#### [Aim of the exercise]
Begin at the line containing "Generate a Python" in the entries below and end at the line containing "ax = fig.add_axes([84"; transcribe that range exactly and nothing outside it.

#### [Material shown]
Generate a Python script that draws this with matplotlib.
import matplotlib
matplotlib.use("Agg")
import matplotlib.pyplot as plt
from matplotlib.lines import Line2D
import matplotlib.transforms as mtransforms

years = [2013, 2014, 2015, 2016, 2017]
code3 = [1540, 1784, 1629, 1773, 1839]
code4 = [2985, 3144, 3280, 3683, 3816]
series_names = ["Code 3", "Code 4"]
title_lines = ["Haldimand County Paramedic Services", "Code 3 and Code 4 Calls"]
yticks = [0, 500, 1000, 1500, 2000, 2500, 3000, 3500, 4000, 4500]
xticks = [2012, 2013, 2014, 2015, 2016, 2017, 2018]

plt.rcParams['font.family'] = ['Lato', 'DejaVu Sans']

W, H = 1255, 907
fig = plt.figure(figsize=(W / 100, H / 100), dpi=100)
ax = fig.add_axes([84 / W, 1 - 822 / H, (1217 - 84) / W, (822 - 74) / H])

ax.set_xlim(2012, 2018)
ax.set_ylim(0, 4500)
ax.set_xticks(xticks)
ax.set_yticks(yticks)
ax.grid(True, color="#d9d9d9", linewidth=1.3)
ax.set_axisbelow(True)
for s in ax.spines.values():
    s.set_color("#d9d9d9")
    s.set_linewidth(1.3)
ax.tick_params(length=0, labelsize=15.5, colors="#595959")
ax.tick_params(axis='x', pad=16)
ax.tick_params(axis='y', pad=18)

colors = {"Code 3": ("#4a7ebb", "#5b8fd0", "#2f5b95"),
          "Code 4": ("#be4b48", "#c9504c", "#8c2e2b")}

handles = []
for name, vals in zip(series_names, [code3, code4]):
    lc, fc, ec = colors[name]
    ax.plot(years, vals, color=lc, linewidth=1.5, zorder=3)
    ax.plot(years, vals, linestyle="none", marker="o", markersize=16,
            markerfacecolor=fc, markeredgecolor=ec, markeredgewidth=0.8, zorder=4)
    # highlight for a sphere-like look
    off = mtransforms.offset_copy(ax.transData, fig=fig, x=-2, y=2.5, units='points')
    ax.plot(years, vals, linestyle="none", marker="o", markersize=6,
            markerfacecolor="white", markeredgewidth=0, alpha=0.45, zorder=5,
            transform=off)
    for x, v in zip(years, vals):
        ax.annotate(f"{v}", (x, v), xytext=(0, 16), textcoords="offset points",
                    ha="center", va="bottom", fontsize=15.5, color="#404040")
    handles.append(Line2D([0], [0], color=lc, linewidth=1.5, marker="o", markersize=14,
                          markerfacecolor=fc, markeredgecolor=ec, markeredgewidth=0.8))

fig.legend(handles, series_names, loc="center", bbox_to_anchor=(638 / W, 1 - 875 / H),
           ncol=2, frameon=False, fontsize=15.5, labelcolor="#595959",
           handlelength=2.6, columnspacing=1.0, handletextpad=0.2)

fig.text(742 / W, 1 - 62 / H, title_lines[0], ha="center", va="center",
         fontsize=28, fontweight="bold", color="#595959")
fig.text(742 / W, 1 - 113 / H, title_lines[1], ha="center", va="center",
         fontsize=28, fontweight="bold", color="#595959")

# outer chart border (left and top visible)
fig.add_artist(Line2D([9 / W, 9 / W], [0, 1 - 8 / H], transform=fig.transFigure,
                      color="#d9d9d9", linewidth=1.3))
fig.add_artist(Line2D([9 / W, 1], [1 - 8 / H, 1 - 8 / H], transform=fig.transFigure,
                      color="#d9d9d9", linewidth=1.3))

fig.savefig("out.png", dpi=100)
* * *
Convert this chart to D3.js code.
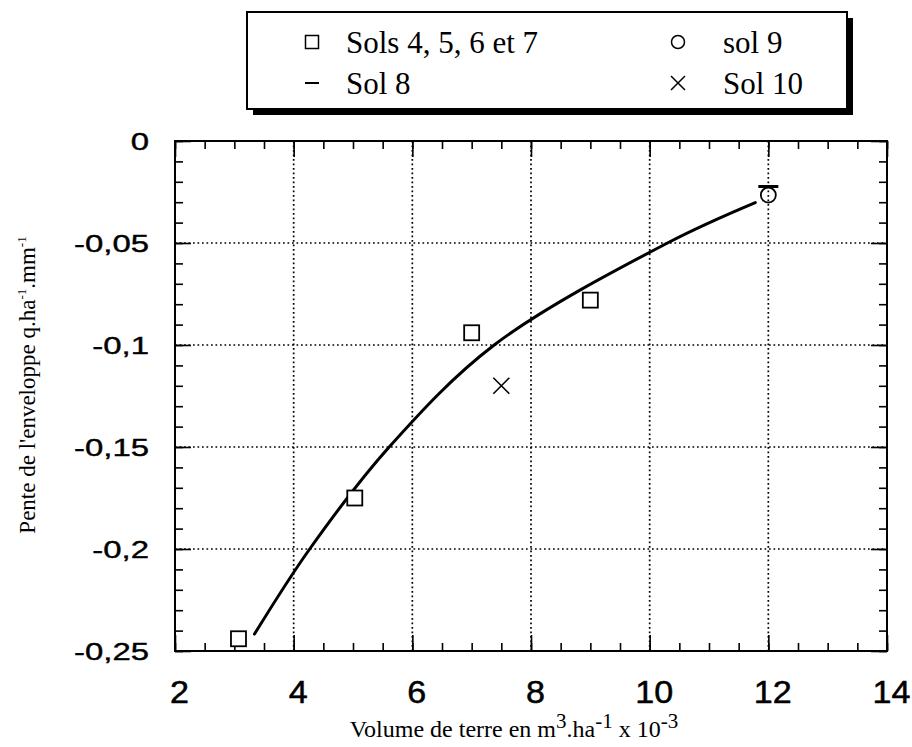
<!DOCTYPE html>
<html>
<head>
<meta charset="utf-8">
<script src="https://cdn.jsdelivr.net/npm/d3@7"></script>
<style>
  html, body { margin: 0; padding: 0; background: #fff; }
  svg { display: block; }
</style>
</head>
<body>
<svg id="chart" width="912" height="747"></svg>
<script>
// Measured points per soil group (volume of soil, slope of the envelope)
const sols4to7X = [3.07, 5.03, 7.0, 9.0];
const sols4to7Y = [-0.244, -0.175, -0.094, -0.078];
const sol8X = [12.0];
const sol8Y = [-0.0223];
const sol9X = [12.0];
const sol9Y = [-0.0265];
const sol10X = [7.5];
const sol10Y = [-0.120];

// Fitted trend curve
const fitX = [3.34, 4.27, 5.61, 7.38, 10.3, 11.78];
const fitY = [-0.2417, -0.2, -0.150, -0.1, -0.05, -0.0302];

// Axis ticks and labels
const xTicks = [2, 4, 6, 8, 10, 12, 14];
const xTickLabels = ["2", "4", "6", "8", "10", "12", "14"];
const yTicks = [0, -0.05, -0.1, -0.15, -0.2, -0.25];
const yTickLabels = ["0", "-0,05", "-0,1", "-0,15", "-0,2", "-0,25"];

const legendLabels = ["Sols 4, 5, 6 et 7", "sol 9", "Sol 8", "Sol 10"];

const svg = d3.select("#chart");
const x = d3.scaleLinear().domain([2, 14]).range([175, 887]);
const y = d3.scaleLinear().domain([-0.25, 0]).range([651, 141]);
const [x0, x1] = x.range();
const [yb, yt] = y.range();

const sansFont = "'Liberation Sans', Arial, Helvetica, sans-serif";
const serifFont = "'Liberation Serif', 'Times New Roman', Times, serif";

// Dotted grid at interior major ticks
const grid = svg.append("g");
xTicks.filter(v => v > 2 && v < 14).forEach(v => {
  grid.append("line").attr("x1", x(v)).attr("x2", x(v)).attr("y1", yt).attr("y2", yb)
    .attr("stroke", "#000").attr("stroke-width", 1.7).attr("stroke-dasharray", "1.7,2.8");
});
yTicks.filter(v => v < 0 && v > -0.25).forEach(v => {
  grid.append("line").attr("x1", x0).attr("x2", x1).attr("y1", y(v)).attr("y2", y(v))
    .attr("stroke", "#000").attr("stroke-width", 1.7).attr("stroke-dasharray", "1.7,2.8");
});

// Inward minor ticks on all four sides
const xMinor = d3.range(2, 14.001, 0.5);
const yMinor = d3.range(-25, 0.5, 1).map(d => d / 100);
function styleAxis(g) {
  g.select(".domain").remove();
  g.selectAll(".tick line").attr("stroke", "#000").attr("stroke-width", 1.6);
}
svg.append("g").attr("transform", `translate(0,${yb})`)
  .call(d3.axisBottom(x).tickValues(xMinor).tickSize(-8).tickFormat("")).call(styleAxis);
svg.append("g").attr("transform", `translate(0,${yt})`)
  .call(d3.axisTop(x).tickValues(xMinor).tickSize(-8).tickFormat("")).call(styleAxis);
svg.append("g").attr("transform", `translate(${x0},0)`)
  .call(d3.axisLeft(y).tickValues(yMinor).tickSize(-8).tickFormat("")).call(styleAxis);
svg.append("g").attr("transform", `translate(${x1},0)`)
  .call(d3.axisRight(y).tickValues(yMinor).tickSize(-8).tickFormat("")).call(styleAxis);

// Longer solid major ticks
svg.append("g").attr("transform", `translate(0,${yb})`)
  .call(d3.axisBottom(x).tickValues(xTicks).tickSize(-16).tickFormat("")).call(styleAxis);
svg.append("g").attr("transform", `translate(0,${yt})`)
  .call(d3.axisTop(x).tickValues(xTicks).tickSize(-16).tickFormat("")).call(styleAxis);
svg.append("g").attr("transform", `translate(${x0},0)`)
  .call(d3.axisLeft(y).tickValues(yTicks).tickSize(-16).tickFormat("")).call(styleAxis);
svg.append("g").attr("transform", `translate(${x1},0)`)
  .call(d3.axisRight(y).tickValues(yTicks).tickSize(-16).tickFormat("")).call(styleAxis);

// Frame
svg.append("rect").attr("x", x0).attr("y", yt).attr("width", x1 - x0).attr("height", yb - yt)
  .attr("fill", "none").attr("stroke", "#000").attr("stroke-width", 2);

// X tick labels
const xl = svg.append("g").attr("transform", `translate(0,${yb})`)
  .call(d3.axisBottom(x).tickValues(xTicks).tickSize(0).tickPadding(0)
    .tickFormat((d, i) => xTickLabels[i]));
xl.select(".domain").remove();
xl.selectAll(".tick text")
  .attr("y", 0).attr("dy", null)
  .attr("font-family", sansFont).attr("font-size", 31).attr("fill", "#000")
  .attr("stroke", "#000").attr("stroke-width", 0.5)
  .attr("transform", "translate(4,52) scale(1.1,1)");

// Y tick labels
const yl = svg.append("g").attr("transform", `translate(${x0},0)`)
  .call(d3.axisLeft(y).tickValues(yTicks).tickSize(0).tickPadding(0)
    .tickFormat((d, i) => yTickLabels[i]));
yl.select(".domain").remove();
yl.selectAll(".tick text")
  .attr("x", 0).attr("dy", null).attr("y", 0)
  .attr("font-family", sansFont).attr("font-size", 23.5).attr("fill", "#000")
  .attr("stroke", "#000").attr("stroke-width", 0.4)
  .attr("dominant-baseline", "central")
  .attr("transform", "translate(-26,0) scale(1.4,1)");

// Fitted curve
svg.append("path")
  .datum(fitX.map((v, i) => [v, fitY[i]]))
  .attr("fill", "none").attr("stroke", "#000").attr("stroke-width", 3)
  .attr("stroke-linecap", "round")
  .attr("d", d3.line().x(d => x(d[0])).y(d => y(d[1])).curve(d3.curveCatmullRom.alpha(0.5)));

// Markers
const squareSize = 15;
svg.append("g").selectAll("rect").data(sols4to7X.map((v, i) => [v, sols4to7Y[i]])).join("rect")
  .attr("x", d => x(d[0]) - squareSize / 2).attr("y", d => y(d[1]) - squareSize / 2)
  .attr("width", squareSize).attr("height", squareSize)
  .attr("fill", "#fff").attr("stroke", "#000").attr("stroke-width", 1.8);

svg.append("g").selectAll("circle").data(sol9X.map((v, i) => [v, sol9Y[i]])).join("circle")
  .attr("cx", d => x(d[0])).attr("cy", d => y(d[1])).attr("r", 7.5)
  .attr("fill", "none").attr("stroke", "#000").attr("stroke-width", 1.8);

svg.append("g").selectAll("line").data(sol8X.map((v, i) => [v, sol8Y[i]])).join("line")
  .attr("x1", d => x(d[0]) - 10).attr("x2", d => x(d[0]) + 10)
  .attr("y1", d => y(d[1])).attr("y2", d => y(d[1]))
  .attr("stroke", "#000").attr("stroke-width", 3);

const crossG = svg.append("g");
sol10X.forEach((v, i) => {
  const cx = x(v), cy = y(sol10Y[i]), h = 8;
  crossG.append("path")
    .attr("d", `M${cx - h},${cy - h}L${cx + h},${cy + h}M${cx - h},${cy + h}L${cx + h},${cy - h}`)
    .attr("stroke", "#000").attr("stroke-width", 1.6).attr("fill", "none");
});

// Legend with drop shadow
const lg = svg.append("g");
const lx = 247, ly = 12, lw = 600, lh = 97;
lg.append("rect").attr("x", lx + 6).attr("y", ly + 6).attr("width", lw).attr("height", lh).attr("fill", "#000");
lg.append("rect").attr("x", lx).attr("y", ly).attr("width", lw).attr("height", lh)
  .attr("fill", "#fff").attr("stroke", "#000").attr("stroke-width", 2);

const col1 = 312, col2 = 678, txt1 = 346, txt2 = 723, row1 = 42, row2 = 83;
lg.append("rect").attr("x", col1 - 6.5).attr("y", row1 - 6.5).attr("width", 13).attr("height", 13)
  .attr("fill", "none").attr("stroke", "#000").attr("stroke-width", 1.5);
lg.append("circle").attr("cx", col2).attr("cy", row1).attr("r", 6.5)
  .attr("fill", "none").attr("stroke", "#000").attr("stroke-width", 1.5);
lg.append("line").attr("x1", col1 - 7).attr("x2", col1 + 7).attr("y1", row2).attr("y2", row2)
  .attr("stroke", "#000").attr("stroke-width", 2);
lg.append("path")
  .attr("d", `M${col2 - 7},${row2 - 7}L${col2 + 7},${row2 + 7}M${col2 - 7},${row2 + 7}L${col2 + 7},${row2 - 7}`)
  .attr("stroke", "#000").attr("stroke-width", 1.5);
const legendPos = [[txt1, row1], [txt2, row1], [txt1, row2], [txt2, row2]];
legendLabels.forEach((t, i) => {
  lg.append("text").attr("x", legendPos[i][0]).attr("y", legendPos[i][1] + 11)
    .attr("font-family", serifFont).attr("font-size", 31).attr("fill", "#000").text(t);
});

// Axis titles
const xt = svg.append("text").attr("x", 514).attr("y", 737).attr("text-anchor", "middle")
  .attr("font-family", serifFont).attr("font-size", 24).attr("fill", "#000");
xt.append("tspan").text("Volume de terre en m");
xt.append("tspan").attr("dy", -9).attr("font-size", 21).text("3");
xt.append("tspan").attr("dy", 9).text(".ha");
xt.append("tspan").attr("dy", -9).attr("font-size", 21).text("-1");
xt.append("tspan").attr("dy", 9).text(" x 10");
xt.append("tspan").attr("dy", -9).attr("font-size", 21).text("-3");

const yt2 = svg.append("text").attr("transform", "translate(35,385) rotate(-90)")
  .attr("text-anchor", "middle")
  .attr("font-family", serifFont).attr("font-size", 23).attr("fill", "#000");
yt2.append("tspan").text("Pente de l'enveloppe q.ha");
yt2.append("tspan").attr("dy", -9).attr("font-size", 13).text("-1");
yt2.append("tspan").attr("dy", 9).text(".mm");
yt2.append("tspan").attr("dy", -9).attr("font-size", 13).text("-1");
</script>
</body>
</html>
...
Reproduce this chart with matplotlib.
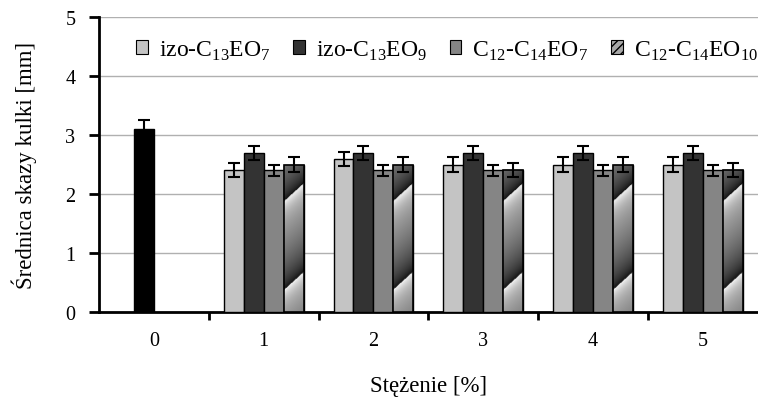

#### [Result below]
Generate a Python script that draws this with matplotlib.
import matplotlib
matplotlib.use("Agg")
import matplotlib.pyplot as plt
from matplotlib.lines import Line2D
import matplotlib.transforms as mtransforms

years = [2013, 2014, 2015, 2016, 2017]
code3 = [1540, 1784, 1629, 1773, 1839]
code4 = [2985, 3144, 3280, 3683, 3816]
series_names = ["Code 3", "Code 4"]
title_lines = ["Haldimand County Paramedic Services", "Code 3 and Code 4 Calls"]
yticks = [0, 500, 1000, 1500, 2000, 2500, 3000, 3500, 4000, 4500]
xticks = [2012, 2013, 2014, 2015, 2016, 2017, 2018]

plt.rcParams['font.family'] = ['Lato', 'DejaVu Sans']

W, H = 1255, 907
fig = plt.figure(figsize=(W / 100, H / 100), dpi=100)
ax = fig.add_axes([84 / W, 1 - 822 / H, (1217 - 84) / W, (822 - 74) / H])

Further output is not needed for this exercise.